Great Performance, Mediocre Film
25 September 2002 | by See all my reviews

All too often Jack Nicholson just coasts and plays his stock character. Sometimes it's boring, occasionally it's insulting, but in "Hoffa" Nicholson puts aside the sneer and the leer and delivers a knockout performance. Although he doesn't really look that much like the Teamster boss, Nicholson captures the man's aura perfectly. It's more than just nailing the vocal rhythms and inflections or mastering Hoffa's body language, you feel Nicholson is conveying the inner man as well. This is truly a multi-dimensional interpretation and it's absolutely stunning.

Unfortunately, the film is an inadequate showcase for Nicholson's talents. The story begins in 1975 on what presumably was the last day of Hoffa's life as he and his pal Bobby Ciaro (Danny DeVito) wait for some people to show up for a meeting at a Michigan roadhouse. They wait a long time which allows Bobby to recall many incidents in Hoffa's extraordinary career as a union organizer.

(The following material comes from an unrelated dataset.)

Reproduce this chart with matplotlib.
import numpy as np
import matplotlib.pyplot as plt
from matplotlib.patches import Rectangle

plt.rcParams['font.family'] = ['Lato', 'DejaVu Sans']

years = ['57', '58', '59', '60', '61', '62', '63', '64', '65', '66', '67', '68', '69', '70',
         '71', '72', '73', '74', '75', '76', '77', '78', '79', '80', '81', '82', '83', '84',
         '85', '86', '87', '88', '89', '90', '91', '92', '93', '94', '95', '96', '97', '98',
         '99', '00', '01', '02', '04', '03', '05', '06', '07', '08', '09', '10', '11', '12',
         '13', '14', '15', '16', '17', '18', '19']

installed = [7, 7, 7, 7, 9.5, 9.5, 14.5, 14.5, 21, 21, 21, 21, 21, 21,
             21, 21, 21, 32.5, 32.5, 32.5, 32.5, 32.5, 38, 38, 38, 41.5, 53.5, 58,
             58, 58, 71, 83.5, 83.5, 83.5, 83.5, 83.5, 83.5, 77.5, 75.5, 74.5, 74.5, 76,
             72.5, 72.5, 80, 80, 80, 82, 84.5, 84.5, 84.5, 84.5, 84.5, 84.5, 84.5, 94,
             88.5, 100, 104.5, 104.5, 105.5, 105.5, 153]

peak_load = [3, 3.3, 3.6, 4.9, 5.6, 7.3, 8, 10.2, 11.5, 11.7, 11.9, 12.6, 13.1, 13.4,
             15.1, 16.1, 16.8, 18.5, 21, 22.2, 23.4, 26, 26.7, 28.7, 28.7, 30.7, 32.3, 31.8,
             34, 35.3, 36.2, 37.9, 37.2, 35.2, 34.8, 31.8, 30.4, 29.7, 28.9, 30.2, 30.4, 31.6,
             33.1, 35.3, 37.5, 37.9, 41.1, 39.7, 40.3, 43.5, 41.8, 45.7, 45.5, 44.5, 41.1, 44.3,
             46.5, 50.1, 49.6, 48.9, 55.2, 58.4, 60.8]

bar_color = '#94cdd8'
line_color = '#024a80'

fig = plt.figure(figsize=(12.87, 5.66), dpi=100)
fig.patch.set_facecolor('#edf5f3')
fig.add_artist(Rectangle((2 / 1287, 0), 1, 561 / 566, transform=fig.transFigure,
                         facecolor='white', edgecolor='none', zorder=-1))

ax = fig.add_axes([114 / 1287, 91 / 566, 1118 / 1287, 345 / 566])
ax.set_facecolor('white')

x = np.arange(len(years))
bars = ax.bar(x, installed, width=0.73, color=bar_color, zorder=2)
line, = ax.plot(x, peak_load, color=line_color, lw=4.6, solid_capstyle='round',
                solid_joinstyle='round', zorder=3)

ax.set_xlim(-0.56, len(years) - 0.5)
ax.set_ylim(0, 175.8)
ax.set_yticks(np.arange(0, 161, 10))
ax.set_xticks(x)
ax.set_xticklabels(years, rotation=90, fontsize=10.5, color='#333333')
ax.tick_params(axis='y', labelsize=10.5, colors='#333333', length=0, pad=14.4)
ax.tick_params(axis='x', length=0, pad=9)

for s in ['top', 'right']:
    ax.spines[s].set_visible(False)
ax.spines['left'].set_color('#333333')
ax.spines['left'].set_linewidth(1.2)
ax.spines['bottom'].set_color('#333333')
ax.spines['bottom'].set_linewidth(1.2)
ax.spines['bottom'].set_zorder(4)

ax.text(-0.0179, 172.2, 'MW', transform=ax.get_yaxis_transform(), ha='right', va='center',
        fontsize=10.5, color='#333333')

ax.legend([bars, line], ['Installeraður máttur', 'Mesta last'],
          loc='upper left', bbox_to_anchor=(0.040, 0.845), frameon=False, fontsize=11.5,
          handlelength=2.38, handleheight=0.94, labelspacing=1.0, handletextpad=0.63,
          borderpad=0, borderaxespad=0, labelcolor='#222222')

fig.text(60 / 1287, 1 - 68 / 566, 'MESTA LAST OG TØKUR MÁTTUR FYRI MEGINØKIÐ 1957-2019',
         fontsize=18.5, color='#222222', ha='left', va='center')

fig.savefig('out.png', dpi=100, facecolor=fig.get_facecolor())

There are two problems with this. First Bobby, who's supposed to be something of an enforcer, is never credible. Although he's nearly always in view, he never seems to belong. Perhaps that's because he's entirely a creation of screenwriter David Mamet. Barely adequate as a story-telling device, Bobby's unfortunate insertion gives rise to the inevitable, more serious question: how much of this story is true?

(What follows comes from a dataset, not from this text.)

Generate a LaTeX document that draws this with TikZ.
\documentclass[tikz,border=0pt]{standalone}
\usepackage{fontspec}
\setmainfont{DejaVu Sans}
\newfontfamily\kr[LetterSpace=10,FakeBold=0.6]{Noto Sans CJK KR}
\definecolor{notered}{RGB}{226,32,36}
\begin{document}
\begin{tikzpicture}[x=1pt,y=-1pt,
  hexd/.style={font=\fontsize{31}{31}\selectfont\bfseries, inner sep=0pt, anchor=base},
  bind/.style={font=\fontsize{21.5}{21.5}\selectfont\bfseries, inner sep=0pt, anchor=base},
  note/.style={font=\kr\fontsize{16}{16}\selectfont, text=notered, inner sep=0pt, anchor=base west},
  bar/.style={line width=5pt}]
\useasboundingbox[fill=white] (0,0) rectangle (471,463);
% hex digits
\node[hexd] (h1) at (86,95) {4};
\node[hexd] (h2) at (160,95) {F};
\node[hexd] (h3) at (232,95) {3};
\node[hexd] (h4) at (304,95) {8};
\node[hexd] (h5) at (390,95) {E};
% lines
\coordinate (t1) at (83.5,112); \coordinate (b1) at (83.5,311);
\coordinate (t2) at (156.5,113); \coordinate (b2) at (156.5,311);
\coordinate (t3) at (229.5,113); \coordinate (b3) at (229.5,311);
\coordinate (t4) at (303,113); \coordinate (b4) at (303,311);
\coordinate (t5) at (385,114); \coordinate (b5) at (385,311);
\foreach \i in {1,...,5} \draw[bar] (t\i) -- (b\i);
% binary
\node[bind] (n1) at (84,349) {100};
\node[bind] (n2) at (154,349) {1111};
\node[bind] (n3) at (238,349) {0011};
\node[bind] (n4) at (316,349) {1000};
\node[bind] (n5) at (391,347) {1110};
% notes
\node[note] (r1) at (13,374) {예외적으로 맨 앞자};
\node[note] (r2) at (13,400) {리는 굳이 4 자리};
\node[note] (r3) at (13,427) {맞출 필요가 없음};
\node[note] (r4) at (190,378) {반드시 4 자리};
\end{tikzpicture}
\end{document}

If you accept Mamet's interpretation, Hoffa was a victim of a trusted associate, the Government, and the Mob, but foremost a hero because he fought for the working man. Fair enough. But when you watch "Hoffa" you don't really get a clear sense of why all this was so. Motivations are largely absent. The flashbacks pass by but you feel these are merely sketches or outlines, often presented without clear context. Some are believable, others seem to be mere speculation, still others, such as the scenes with Robert Prosky or the enormous riot sequence, implausible. Was Prosky's character real? Did so many people actually die? Ask Bobby, because in many ways it's as much his story as Hoffa's; but as we know, Bobby is pure fiction.

Mamet has been quoted as saying audiences look more for drama than for information. Fine, and who'd want to see Ken Burns' take on the Teamsters. But "Hoffa", for all its huffing and puffing, lacks the drama of Paul Schrader's "Blue Collar" or the better Mob pictures.

Recommended solely for Nicholson's performance.